WHAT IS ASKED: In the listing that follows, retype every line from the first through the one containing "p.outline_line_width = 1". Pictures are to be left out.

PROVIDED DATA:
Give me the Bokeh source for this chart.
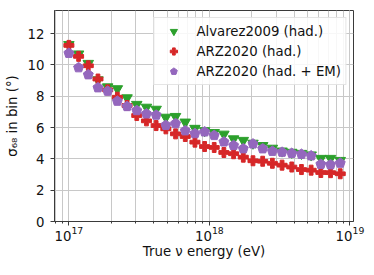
from bokeh.plotting import figure
from bokeh.models import Range1d, Legend, LegendItem, FixedTicker, ColumnDataSource
from bokeh.embed import file_html
from bokeh.resources import INLINE

# log10 of true neutrino energy (eV) for each bin
log_energy = [17.000, 17.069, 17.138, 17.207, 17.276, 17.345, 17.414, 17.483,
              17.552, 17.621, 17.690, 17.759, 17.828, 17.897, 17.966, 18.034,
              18.103, 18.172, 18.241, 18.310, 18.379, 18.448, 18.517, 18.586,
              18.655, 18.724, 18.793, 18.862, 18.931]

alvarez2009_had = [11.30, 10.70, 10.10, 9.05, 8.60, 8.48, 7.90, 7.48,
                   7.30, 7.17, 6.66, 6.71, 6.35, 5.95, 5.80, 5.68,
                   5.58, 5.28, 5.18, 5.00, 4.85, 4.68, 4.50, 4.42,
                   4.35, 4.25, 4.03, 4.03, 3.90]

arz2020_had = [11.25, 10.55, 9.95, 9.10, 8.41, 7.94, 7.41, 6.77,
               6.43, 6.13, 5.92, 5.60, 5.43, 5.07, 4.79, 4.73,
               4.41, 4.33, 4.11, 3.88, 3.85, 3.72, 3.60, 3.48,
               3.32, 3.28, 3.13, 3.12, 3.05]

arz2020_had_em = [10.75, 9.83, 9.38, 8.55, 8.33, 7.69, 7.35, 7.09,
                  6.88, 6.80, 6.15, 6.26, 5.80, 5.62, 5.73, 5.50,
                  5.09, 4.86, 4.65, 4.96, 4.65, 4.49, 4.43, 4.36,
                  4.30, 4.20, 3.66, 3.63, 3.73]

series_labels = ["Alvarez2009 (had.)", "ARZ2020 (had.)", "ARZ2020 (had. + EM)"]
y_ticks = [0, 2, 4, 6, 8, 10, 12]

energy = [10 ** v for v in log_energy]
src = ColumnDataSource(dict(x=energy, a=alvarez2009_had, b=arz2020_had, c=arz2020_had_em))

FONT = "DejaVu Sans"
FS = "13.3px"

p = figure(frame_width=299, frame_height=211, x_axis_type="log", output_backend="svg",
           toolbar_location=None,
           x_range=Range1d(7.9e16, 1.06e19), y_range=Range1d(0, 13.48),
           min_border_left=54, min_border_right=17, min_border_top=10,
           min_border_bottom=48)

p.background_fill_color = "white"
p.outline_line_color = "#3a3a3a"
p.outline_line_width = 1

for ax in (p.xaxis, p.yaxis):
    ax.axis_line_color = "#3a3a3a"
    ax.major_tick_line_color = "#3a3a3a"
    ax.minor_tick_line_color = "#3a3a3a"
    ax.major_tick_out = 4
    ax.major_tick_in = 0
    ax.minor_tick_out = 2
    ax.minor_tick_in = 0
    ax.major_label_text_font = FONT
    ax.major_label_text_font_size = FS
    ax.major_label_text_color = "#111111"
    ax.axis_label_text_font = FONT
    ax.axis_label_text_font_size = FS
    ax.axis_label_text_font_style = "normal"
    ax.axis_label_text_color = "#111111"

p.yaxis.ticker = FixedTicker(ticks=y_ticks)
p.yaxis.minor_tick_line_color = None
p.xaxis.axis_label = "True \u03bd energy (eV)"
p.yaxis.axis_label = "\u03c3\u2086\u2088 in bin (\u00b0)"
p.xaxis.major_label_standoff = 0
p.yaxis.major_label_standoff = 6
p.xaxis.axis_label_standoff = 0
p.yaxis.axis_label_standoff = 5

p.xgrid.grid_line_color = "#c8c8c8"
p.xgrid.minor_grid_line_color = "#c8c8c8"
p.ygrid.grid_line_color = "#c8c8c8"

r1 = p.scatter("x", "a", source=src, marker="inverted_triangle", size=10.5,
               fill_color="#2ca02c", line_color="#2ca02c")
r2 = p.scatter("x", "b", source=src, marker="plus", size=10,
               fill_color="#d62728", line_color="#d62728")
r3 = p.ngon(x="x", y="c", source=src, radius=5.2, radius_units="screen", n=5,
            fill_color="#9467bd", line_color="#9467bd")

legend = Legend(items=[LegendItem(label=series_labels[0], renderers=[r1]),
                       LegendItem(label=series_labels[1], renderers=[r2]),
                       LegendItem(label=series_labels[2], renderers=[r3])],
                location="top_right", margin=7, padding=4, spacing=2,
                glyph_width=30, glyph_height=18, label_height=18,
                label_standoff=8, label_text_font=FONT, label_text_font_size=FS,
                label_text_color="#111111",
                border_line_color="#cccccc", background_fill_alpha=0.85)
p.add_layout(legend)

open("out.html", "w").write(file_html(p, INLINE))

FINISHED EXERCISE:
Give me the Bokeh source for this chart.
from bokeh.plotting import figure
from bokeh.models import Range1d, Legend, LegendItem, FixedTicker, ColumnDataSource
from bokeh.embed import file_html
from bokeh.resources import INLINE

# log10 of true neutrino energy (eV) for each bin
log_energy = [17.000, 17.069, 17.138, 17.207, 17.276, 17.345, 17.414, 17.483,
              17.552, 17.621, 17.690, 17.759, 17.828, 17.897, 17.966, 18.034,
              18.103, 18.172, 18.241, 18.310, 18.379, 18.448, 18.517, 18.586,
              18.655, 18.724, 18.793, 18.862, 18.931]

alvarez2009_had = [11.30, 10.70, 10.10, 9.05, 8.60, 8.48, 7.90, 7.48,
                   7.30, 7.17, 6.66, 6.71, 6.35, 5.95, 5.80, 5.68,
                   5.58, 5.28, 5.18, 5.00, 4.85, 4.68, 4.50, 4.42,
                   4.35, 4.25, 4.03, 4.03, 3.90]

arz2020_had = [11.25, 10.55, 9.95, 9.10, 8.41, 7.94, 7.41, 6.77,
               6.43, 6.13, 5.92, 5.60, 5.43, 5.07, 4.79, 4.73,
               4.41, 4.33, 4.11, 3.88, 3.85, 3.72, 3.60, 3.48,
               3.32, 3.28, 3.13, 3.12, 3.05]

arz2020_had_em = [10.75, 9.83, 9.38, 8.55, 8.33, 7.69, 7.35, 7.09,
                  6.88, 6.80, 6.15, 6.26, 5.80, 5.62, 5.73, 5.50,
                  5.09, 4.86, 4.65, 4.96, 4.65, 4.49, 4.43, 4.36,
                  4.30, 4.20, 3.66, 3.63, 3.73]

series_labels = ["Alvarez2009 (had.)", "ARZ2020 (had.)", "ARZ2020 (had. + EM)"]
y_ticks = [0, 2, 4, 6, 8, 10, 12]

energy = [10 ** v for v in log_energy]
src = ColumnDataSource(dict(x=energy, a=alvarez2009_had, b=arz2020_had, c=arz2020_had_em))

FONT = "DejaVu Sans"
FS = "13.3px"

p = figure(frame_width=299, frame_height=211, x_axis_type="log", output_backend="svg",
           toolbar_location=None,
           x_range=Range1d(7.9e16, 1.06e19), y_range=Range1d(0, 13.48),
           min_border_left=54, min_border_right=17, min_border_top=10,
           min_border_bottom=48)

p.background_fill_color = "white"
p.outline_line_color = "#3a3a3a"
p.outline_line_width = 1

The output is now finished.